- **Dataset extract**
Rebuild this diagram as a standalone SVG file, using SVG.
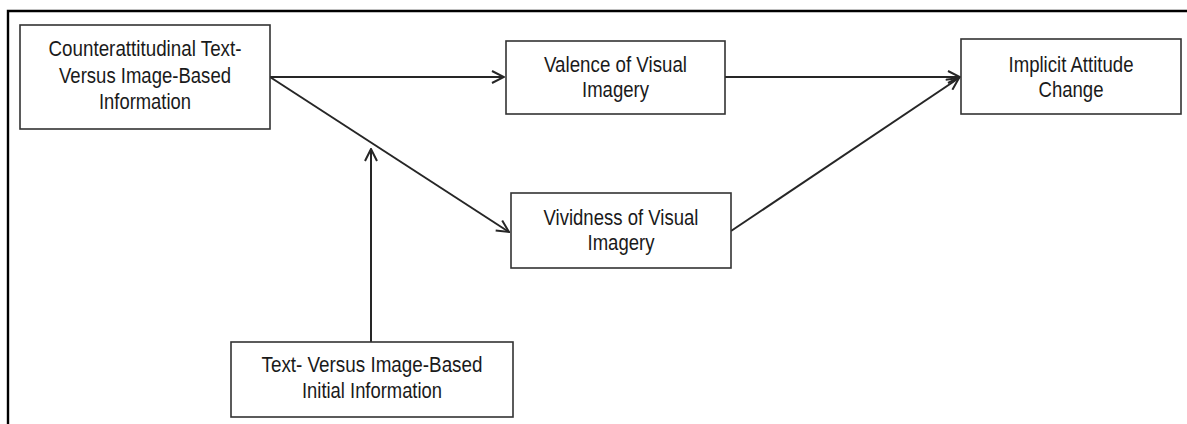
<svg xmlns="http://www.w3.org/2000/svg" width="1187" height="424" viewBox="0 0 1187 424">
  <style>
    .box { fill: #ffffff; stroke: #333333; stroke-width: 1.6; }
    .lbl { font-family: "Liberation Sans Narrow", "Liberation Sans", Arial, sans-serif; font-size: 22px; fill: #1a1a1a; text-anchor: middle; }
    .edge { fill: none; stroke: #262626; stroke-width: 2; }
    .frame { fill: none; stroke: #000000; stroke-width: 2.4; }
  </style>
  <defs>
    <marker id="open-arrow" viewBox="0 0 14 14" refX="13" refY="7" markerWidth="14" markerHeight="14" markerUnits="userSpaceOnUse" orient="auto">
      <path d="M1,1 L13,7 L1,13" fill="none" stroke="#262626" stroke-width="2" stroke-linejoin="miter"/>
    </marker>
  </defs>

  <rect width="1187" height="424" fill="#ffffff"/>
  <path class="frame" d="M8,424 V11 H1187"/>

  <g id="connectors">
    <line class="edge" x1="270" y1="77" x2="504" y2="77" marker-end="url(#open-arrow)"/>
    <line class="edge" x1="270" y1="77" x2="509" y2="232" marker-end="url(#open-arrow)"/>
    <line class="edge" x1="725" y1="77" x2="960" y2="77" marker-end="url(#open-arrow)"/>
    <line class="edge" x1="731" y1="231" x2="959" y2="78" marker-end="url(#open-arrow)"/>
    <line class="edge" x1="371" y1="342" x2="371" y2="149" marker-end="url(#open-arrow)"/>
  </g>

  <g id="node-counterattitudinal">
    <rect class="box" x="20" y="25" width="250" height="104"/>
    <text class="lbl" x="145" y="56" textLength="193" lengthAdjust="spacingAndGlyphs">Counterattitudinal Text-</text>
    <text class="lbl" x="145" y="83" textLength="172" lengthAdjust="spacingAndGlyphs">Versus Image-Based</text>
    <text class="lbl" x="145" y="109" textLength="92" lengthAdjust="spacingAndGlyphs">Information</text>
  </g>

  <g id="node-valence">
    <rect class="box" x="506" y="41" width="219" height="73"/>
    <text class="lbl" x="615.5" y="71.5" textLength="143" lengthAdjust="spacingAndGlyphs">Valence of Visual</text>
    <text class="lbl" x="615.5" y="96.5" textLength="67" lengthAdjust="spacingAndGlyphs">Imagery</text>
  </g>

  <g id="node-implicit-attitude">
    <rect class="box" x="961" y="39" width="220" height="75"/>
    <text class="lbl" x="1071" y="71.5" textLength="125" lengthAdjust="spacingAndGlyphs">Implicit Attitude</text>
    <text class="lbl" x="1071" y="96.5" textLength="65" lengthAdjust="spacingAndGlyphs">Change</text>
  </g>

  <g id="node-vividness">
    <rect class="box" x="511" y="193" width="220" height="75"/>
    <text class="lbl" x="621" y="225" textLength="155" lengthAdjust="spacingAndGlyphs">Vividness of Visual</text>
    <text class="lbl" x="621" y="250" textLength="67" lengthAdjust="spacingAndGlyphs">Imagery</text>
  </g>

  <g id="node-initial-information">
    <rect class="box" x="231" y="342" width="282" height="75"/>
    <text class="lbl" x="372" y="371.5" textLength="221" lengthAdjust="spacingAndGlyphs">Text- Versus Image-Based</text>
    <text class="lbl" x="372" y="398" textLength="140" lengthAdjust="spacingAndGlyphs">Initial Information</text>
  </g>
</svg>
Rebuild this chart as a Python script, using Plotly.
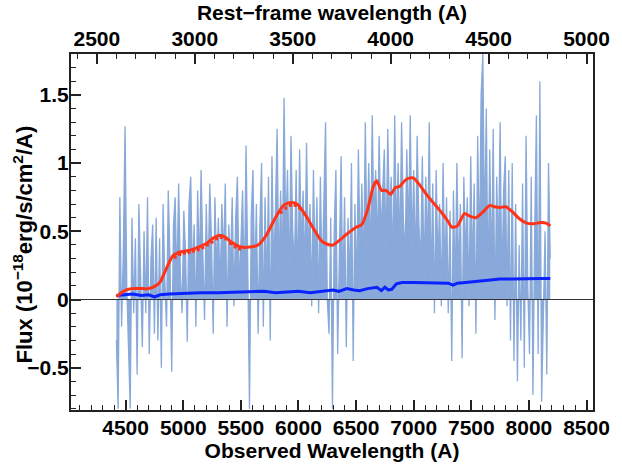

- **Problem details**
Write the full listing out again with every line unchanged, but include no pictures.

- **Response for this exercise**
Rebuild this diagram as a standalone SVG file, using SVG.
<svg xmlns="http://www.w3.org/2000/svg" width="1187" height="424" viewBox="0 0 1187 424">
  <style>
    .box { fill: #ffffff; stroke: #333333; stroke-width: 1.6; }
    .lbl { font-family: "Liberation Sans Narrow", "Liberation Sans", Arial, sans-serif; font-size: 22px; fill: #1a1a1a; text-anchor: middle; }
    .edge { fill: none; stroke: #262626; stroke-width: 2; }
    .frame { fill: none; stroke: #000000; stroke-width: 2.4; }
  </style>
  <defs>
    <marker id="open-arrow" viewBox="0 0 14 14" refX="13" refY="7" markerWidth="14" markerHeight="14" markerUnits="userSpaceOnUse" orient="auto">
      <path d="M1,1 L13,7 L1,13" fill="none" stroke="#262626" stroke-width="2" stroke-linejoin="miter"/>
    </marker>
  </defs>

  <rect width="1187" height="424" fill="#ffffff"/>
  <path class="frame" d="M8,424 V11 H1187"/>

  <g id="connectors">
    <line class="edge" x1="270" y1="77" x2="504" y2="77" marker-end="url(#open-arrow)"/>
    <line class="edge" x1="270" y1="77" x2="509" y2="232" marker-end="url(#open-arrow)"/>
    <line class="edge" x1="725" y1="77" x2="960" y2="77" marker-end="url(#open-arrow)"/>
    <line class="edge" x1="731" y1="231" x2="959" y2="78" marker-end="url(#open-arrow)"/>
    <line class="edge" x1="371" y1="342" x2="371" y2="149" marker-end="url(#open-arrow)"/>
  </g>

  <g id="node-counterattitudinal">
    <rect class="box" x="20" y="25" width="250" height="104"/>
    <text class="lbl" x="145" y="56" textLength="193" lengthAdjust="spacingAndGlyphs">Counterattitudinal Text-</text>
    <text class="lbl" x="145" y="83" textLength="172" lengthAdjust="spacingAndGlyphs">Versus Image-Based</text>
    <text class="lbl" x="145" y="109" textLength="92" lengthAdjust="spacingAndGlyphs">Information</text>
  </g>

  <g id="node-valence">
    <rect class="box" x="506" y="41" width="219" height="73"/>
    <text class="lbl" x="615.5" y="71.5" textLength="143" lengthAdjust="spacingAndGlyphs">Valence of Visual</text>
    <text class="lbl" x="615.5" y="96.5" textLength="67" lengthAdjust="spacingAndGlyphs">Imagery</text>
  </g>

  <g id="node-implicit-attitude">
    <rect class="box" x="961" y="39" width="220" height="75"/>
    <text class="lbl" x="1071" y="71.5" textLength="125" lengthAdjust="spacingAndGlyphs">Implicit Attitude</text>
    <text class="lbl" x="1071" y="96.5" textLength="65" lengthAdjust="spacingAndGlyphs">Change</text>
  </g>

  <g id="node-vividness">
    <rect class="box" x="511" y="193" width="220" height="75"/>
    <text class="lbl" x="621" y="225" textLength="155" lengthAdjust="spacingAndGlyphs">Vividness of Visual</text>
    <text class="lbl" x="621" y="250" textLength="67" lengthAdjust="spacingAndGlyphs">Imagery</text>
  </g>

  <g id="node-initial-information">
    <rect class="box" x="231" y="342" width="282" height="75"/>
    <text class="lbl" x="372" y="371.5" textLength="221" lengthAdjust="spacingAndGlyphs">Text- Versus Image-Based</text>
    <text class="lbl" x="372" y="398" textLength="140" lengthAdjust="spacingAndGlyphs">Initial Information</text>
  </g>
</svg>
Rebuild this chart as a Python script, using Plotly.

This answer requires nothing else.